Director Hany Abu-Assad grew up in Nazareth before moving to Amsterdam to study at college with the goal of becoming an engineer. His route to filmmaking began as a boast. Trying to impress a girl he liked, he told her he was a director. He wasn’t, but the seed was planted. With “Paradise Now” he received an Oscar nomination for Best Foreign Film, surely a sign of respect for how well he handled this very sensitive topic.
As he told The Japan Times in an interview in Shibuya: “Whatever you do, you’re going to upset people on both sides; it’s a trap. But others will appreciate it, because there are enough people in this world who are open-minded and want to know more.”
The Bush White House would describe the characters in your film very simply: “Evil.” Was your film a response to this sort of simplification?
No, I mean, you can’t become a politician. Politicians, in order to lead, they describe the world in black and white. An artist, in order to make art, has to show you the complexity of life. We have different goals. It’s not an answer; I will not allow myself to be part of this discussion, because you will lower yourself to a ridiculous level.
What sort of conditions were you shooting in, in Nablus?
Very difficult. Everything. It was such a horrible experience that if I could go back in time and choose not to do the film, I definitely wouldn’t do it! It was an experience of being under threat of being killed every day. I don’t think it’s worth it. We were afraid of Hamas, but in the end, who was against us? Fatah. And a small group, they started to make trouble for us. They kidnapped my location manager and forced us to leave.

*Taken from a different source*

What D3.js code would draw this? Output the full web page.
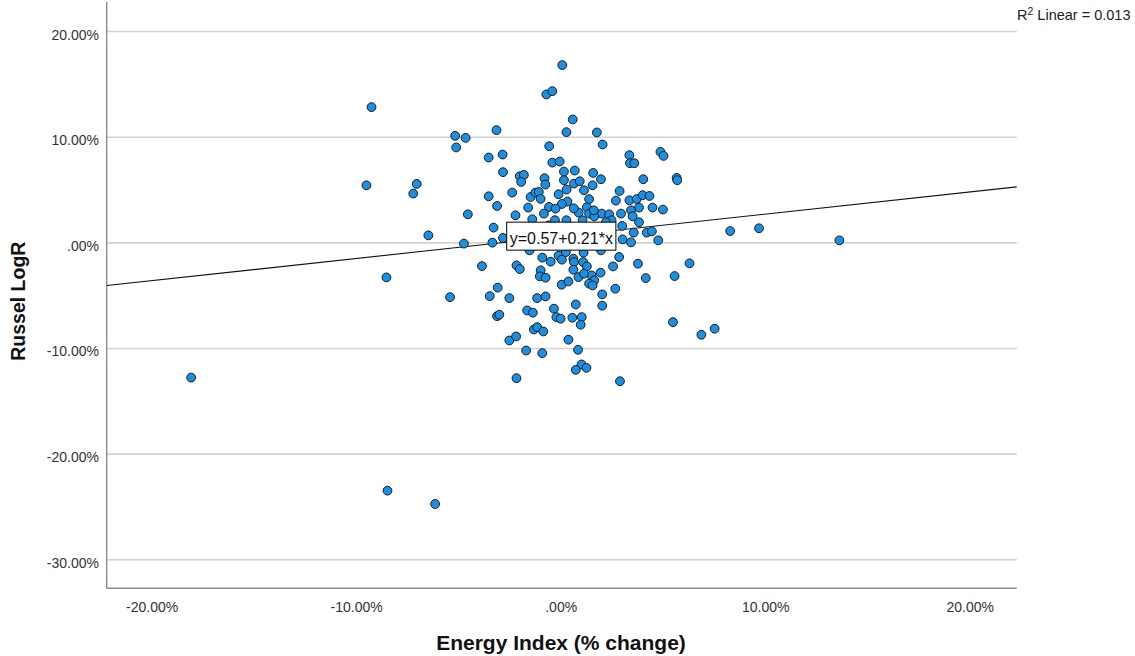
<!DOCTYPE html>
<html>
<head>
<meta charset="utf-8">
<script src="https://cdn.jsdelivr.net/npm/d3@7"></script>
<style>
  html, body { margin: 0; padding: 0; background: #fff; }
  svg { display: block; }
  text { font-family: "Liberation Sans", Arial, sans-serif; }
</style>
</head>
<body>
<svg id="chart" width="1135" height="656"></svg>
<script>
// ---- data (percent units) ----
const energyChange = [
 -18.07,-9.25,-9.50,-7.04,-7.21,-6.47,-8.52,-8.47,-6.14,13.63,9.70,8.29,6.88,7.53,5.49,6.30,5.57,4.16,2.90,-2.16,
 0.08,-0.70,-0.41,0.59,0.28,1.77,2.05,-5.16,-4.65,-5.11,-3.14,-0.56,-3.52,-2.84,-0.41,-0.05,3.36,3.39,3.60,4.88,
 5.03,-2.82,-2.00,-1.80,-1.93,0.16,0.69,-0.79,1.59,1.97,5.67,5.70,4.04,-3.52,-2.37,-0.75,0.16,0.65,0.93,1.56,
 1.14,-0.10,0.29,-1.47,-1.23,-1.07,-3.11,-4.54,-1.59,2.88,2.70,3.36,3.72,4.01,4.34,3.83,4.49,5.00,1.39,1.28,
 0.33,0.06,-0.57,-0.25,-0.82,0.88,1.39,2.01,2.37,2.95,3.44,3.52,-3.28,-4.73,-3.34,-2.82,-1.39,-0.28,0.28,1.07,
 1.64,2.49,3.01,3.83,3.57,4.21,4.46,3.03,3.44,4.77,-3.85,-2.16,-2.00,-0.90,-0.49,-0.10,0.06,0.62,0.65,1.12,
 1.10,1.28,2.86,2.56,3.78,-0.98,-1.02,-0.74,0.62,0.87,1.51,1.95,1.64,1.39,1.56,0.05,0.38,-3.08,2.67,-5.41,
 -3.47,-2.51,-1.15,-0.74,2.03,0.74,2.03,-3.11,-3.00,-1.64,-1.36,-0.33,-0.21,0.00,0.57,1.03,0.98,-1.31,-1.15,-0.85,
 -2.51,-2.18,-1.69,-0.90,0.38,0.85,1.02,0.74,1.26,1.14,-0.98,0.64,1.62,2.21,-0.59,0.74,1.77,0.00,1.23,-0.74,
 0.29,1.97,-1.52,2.46,-2.21,-1.82,0.25
];
const russelLogR = [
 -12.80,12.80,5.40,5.53,4.62,0.66,-3.32,-23.51,-24.77,0.19,1.33,1.07,-8.75,-8.18,-7.55,-1.99,-3.19,-3.38,-13.15,-12.86,
 16.78,14.00,14.31,11.63,10.43,10.40,9.26,10.08,9.89,8.98,10.62,9.10,8.03,8.31,7.55,7.65,8.25,7.49,7.49,8.56,
 8.18,6.64,6.26,6.38,5.72,6.70,6.80,6.07,6.57,5.97,6.10,5.88,5.97,4.36,4.71,5.47,5.88,5.56,5.78,5.40,
 4.93,4.55,5.00,4.29,4.71,4.77,3.44,2.65,3.29,4.86,3.95,3.98,4.10,4.46,4.39,3.29,3.29,3.10,4.08,3.32,
 3.86,3.63,3.35,3.19,2.72,2.82,2.72,2.72,2.65,2.72,3.03,2.46,1.39,-0.12,-0.03,0.41,2.18,2.09,2.09,2.09,
 2.46,2.09,1.55,1.90,0.92,0.92,1.04,0.28,0.00,0.19,-2.25,-2.18,-2.53,-1.45,-1.83,-1.26,-1.64,-1.55,-1.87,-0.98,
 -1.87,-2.28,-1.39,-2.28,-2.02,-2.65,-3.22,-3.35,-2.59,-3.29,-3.13,-2.87,-3.60,-3.91,-4.08,-4.01,-3.70,-4.29,-4.39,-5.19,
 -5.09,-5.28,-5.28,-5.12,-4.93,-5.88,-6.00,-6.99,-6.85,-6.45,-6.66,-6.28,-7.08,-7.23,-7.14,-7.08,-7.80,-8.25,-8.03,-8.44,
 -9.29,-8.91,-10.24,-10.49,-9.22,-10.17,-11.56,-12.07,-11.88,-2.97,4.11,3.22,3.03,1.90,1.61,1.33,1.23,0.95,0.38,0.19,
 -0.38,-0.76,-0.76,-0.09,2.56,1.33,-0.92
];
const xTicks = [-20, -10, 0, 10, 20];
const yTicks = [20, 10, 0, -10, -20, -30];
const xDomain = [-22.2, 22.3];
const yDomain = [-32.75, 22.75];
const fitIntercept = 0.57;
const fitSlope = 0.21;
const rSquared = 0.013;
const eqLabelAnchor = [-2.64, 1.91]; // data coords of label box top-left

// ---- layout ----
const svg = d3.select("#chart");
const plotL = 106.7, plotR = 1016.7, plotT = 2, plotB = 588.3;
const x = d3.scaleLinear().domain(xDomain).range([plotL, plotR]);
const y = d3.scaleLinear().domain(yDomain).range([plotB, plotT]);
const fmt = d => d === 0 ? ".00%" : d.toFixed(2) + "%";

// gridlines
svg.append("g")
  .attr("transform", `translate(${plotL},0)`)
  .call(d3.axisLeft(y).tickValues(yTicks).tickSize(-(plotR - plotL)).tickFormat(""))
  .call(g => g.select(".domain").remove())
  .call(g => g.selectAll("line").attr("stroke", "#d2d2d2").attr("stroke-width", 1.6));

// axes lines
svg.append("line").attr("x1", plotL).attr("x2", plotL).attr("y1", plotT).attr("y2", plotB)
  .attr("stroke", "#8c8c8c").attr("stroke-width", 1.4);
svg.append("line").attr("x1", plotL).attr("x2", plotR).attr("y1", plotB).attr("y2", plotB)
  .attr("stroke", "#8c8c8c").attr("stroke-width", 1.4);

// y tick labels
svg.append("g")
  .attr("transform", `translate(${plotL},0)`)
  .call(d3.axisLeft(y).tickValues(yTicks).tickSize(0).tickPadding(7.7).tickFormat(fmt))
  .call(g => g.select(".domain").remove())
  .call(g => g.selectAll("text")
    .attr("dy", 0).attr("y", 8)
    .attr("fill", "#333").style("font-size", "14px")
    .style("font-family", '"Liberation Sans", Arial, sans-serif'));

// x tick labels
svg.append("g")
  .attr("transform", `translate(0,${plotB})`)
  .call(d3.axisBottom(x).tickValues(xTicks).tickSize(0).tickFormat(fmt))
  .call(g => g.select(".domain").remove())
  .call(g => g.selectAll("text")
    .attr("dy", 0).attr("y", 23.4)
    .attr("fill", "#333").style("font-size", "14px")
    .style("font-family", '"Liberation Sans", Arial, sans-serif'));

// fit line
const fit = v => fitIntercept + fitSlope * v;
svg.append("line")
  .attr("x1", x(xDomain[0])).attr("y1", y(fit(xDomain[0])))
  .attr("x2", x(xDomain[1])).attr("y2", y(fit(xDomain[1])))
  .attr("stroke", "#111").attr("stroke-width", 1.1);

// points
const pts = energyChange.map((v, i) => ({ x: v, y: russelLogR[i] }));
svg.append("g").selectAll("circle").data(pts).join("circle")
  .attr("cx", d => x(d.x)).attr("cy", d => y(d.y)).attr("r", 4.4)
  .attr("fill", "#1a8fe3").attr("stroke", "#1b1b1b").attr("stroke-width", 1);

// equation label
const eqG = svg.append("g");
const bx = x(eqLabelAnchor[0]), by = y(eqLabelAnchor[1]);
const eqRect = eqG.append("rect").attr("fill", "#fff").attr("stroke", "#000").attr("stroke-width", 1);
const eqText = eqG.append("text")
  .attr("x", bx + 3).attr("y", by + 22)
  .style("font-size", "16px").attr("fill", "#111")
  .text(`y=${fitIntercept.toFixed(2)}+${fitSlope.toFixed(2)}*x`);
const bb = eqText.node().getBBox();
eqRect.attr("x", bx).attr("y", by).attr("width", bb.width + 6).attr("height", 28);

// R2 label
const r2 = svg.append("text").attr("x", 1017).attr("y", 20).style("font-size", "14.5px").attr("fill", "#222");
r2.append("tspan").text("R");
r2.append("tspan").text("2").attr("dy", -5).style("font-size", "10.5px");
r2.append("tspan").text(` Linear = ${rSquared.toFixed(3)}`).attr("dy", 5);

// axis titles
svg.append("text")
  .attr("transform", `translate(25,${(plotT + plotB) / 2 + 6}) rotate(-90)`)
  .attr("text-anchor", "middle")
  .style("font-size", "19.5px").style("font-weight", "bold").attr("fill", "#111")
  .text("Russel LogR");
svg.append("text")
  .attr("x", 561).attr("y", 649.5).attr("text-anchor", "middle")
  .style("font-size", "21px").style("font-weight", "bold").attr("fill", "#111")
  .text("Energy Index (% change)");
</script>
</body>
</html>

Was that a point in time when the Israelis were bombing a lot?
Yeah. Every day there was an invasion. Five or six times there were curfews, when you couldn’t go outside for two, three days. We were stuck. You’d look outside and see nobody. It was crazy.
How did you deal with the hard conditions on the shoot?
In the end, we wound up changing locations every one hour. Like, we were supposed to shoot at one place, but it was bombed, so we’d have to find another place on the fly. We were always prepared to move. But the whole concept of the film was to take the language of fiction and mix it with documentary. Because the language of fiction is to try and dictate reality; with documentary, the reality dictates to you. But I thought I could make a connection between the two.
Did that also inform your choice to shoot on DV or film?
I shot on film, super-35. It was funny. In the beginning we thought we had to shoot on video, because it would give the look of reality. Then, if you think more, you think, “Why does it look more real?” Then you discover that it’s not more real, it’s just an agreement that it looks more real; because of home video, we immediately connect this shaky camera and no lighting as being “real.” But if you look at the images, they’re very far from reality. Reality has depth, has light . . .
. . . and it doesn’t shake! (Laughs.)
Even when you’re running!
How did you create the characters of the bombers?
First of all, you use your own experience as a Palestinian, the humiliation from the occupier, it’s every day. I talked to the families of people who did it, political organizers who defend these actions, and read the history behind it, in different cultures, trying to see where this suicide action comes from. Do you know what the first story in history of suicide action is?
No, Samson. In the bible. He was humiliated, and pulls down the temple, crying, “God, let me die with my enemy.” I was amazed to find this in the Jewish mythology. Not in the Islamic! (Laughs.) And the moral of that story, what humanity came to the conclusion 3,000 years ago, is that humiliation leads to this.